● **Requirement**: Every line holding the string "this" should be gathered.

● **Entries provided**:
************

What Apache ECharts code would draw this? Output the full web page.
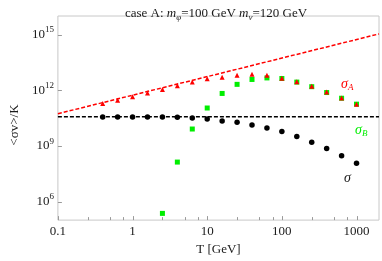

************

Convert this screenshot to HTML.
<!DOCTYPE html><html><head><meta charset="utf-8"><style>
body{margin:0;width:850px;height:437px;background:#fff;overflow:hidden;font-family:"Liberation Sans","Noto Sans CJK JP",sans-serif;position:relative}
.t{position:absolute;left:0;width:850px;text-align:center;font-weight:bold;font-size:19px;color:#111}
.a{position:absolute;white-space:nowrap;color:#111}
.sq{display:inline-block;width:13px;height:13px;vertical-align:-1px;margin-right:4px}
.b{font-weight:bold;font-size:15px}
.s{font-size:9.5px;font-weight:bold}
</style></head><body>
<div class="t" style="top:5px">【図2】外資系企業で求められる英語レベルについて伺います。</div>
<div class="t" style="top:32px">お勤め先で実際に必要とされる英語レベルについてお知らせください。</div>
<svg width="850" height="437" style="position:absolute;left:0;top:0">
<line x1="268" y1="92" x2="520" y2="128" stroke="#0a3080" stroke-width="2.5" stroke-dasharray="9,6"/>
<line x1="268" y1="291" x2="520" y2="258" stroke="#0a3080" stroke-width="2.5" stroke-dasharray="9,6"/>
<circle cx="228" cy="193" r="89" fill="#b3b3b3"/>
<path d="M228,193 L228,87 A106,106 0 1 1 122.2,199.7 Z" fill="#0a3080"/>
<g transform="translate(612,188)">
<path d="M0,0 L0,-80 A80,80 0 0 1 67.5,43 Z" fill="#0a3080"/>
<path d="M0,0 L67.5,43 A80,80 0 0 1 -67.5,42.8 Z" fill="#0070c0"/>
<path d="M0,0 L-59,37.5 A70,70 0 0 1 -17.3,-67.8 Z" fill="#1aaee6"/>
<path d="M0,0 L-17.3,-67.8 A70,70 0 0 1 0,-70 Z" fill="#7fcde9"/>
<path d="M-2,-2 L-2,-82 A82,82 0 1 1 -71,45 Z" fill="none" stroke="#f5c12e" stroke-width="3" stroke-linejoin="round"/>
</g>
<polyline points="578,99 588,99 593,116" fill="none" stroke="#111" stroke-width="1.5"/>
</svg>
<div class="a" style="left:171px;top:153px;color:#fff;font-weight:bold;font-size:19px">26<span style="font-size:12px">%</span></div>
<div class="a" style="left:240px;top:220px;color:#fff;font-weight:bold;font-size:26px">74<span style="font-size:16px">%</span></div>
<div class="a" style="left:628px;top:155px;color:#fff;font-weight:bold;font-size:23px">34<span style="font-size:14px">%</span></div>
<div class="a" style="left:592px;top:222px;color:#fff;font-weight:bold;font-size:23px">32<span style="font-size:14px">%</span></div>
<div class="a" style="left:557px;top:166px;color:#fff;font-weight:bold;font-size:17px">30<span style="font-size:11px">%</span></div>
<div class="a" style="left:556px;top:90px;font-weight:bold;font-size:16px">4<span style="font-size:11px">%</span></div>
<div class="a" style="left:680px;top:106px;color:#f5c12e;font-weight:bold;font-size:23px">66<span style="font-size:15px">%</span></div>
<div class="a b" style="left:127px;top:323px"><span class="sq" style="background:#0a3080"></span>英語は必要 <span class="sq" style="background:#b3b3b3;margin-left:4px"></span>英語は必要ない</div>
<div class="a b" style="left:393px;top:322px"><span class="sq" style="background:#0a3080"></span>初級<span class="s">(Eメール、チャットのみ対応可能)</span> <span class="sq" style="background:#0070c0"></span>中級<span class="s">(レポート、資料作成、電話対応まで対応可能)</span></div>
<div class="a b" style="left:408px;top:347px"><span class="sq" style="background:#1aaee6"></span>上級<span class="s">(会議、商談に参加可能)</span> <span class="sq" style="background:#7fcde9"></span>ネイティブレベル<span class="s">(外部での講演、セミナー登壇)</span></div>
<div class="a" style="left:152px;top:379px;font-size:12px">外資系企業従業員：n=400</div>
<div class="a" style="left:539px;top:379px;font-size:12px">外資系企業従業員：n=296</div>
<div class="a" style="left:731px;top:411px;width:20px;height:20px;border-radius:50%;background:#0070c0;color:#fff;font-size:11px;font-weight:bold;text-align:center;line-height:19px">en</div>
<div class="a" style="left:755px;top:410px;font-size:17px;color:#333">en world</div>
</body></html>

************

● **Written reply**:
What Apache ECharts code would draw this? Output the full web page.
Convert this screenshot to HTML.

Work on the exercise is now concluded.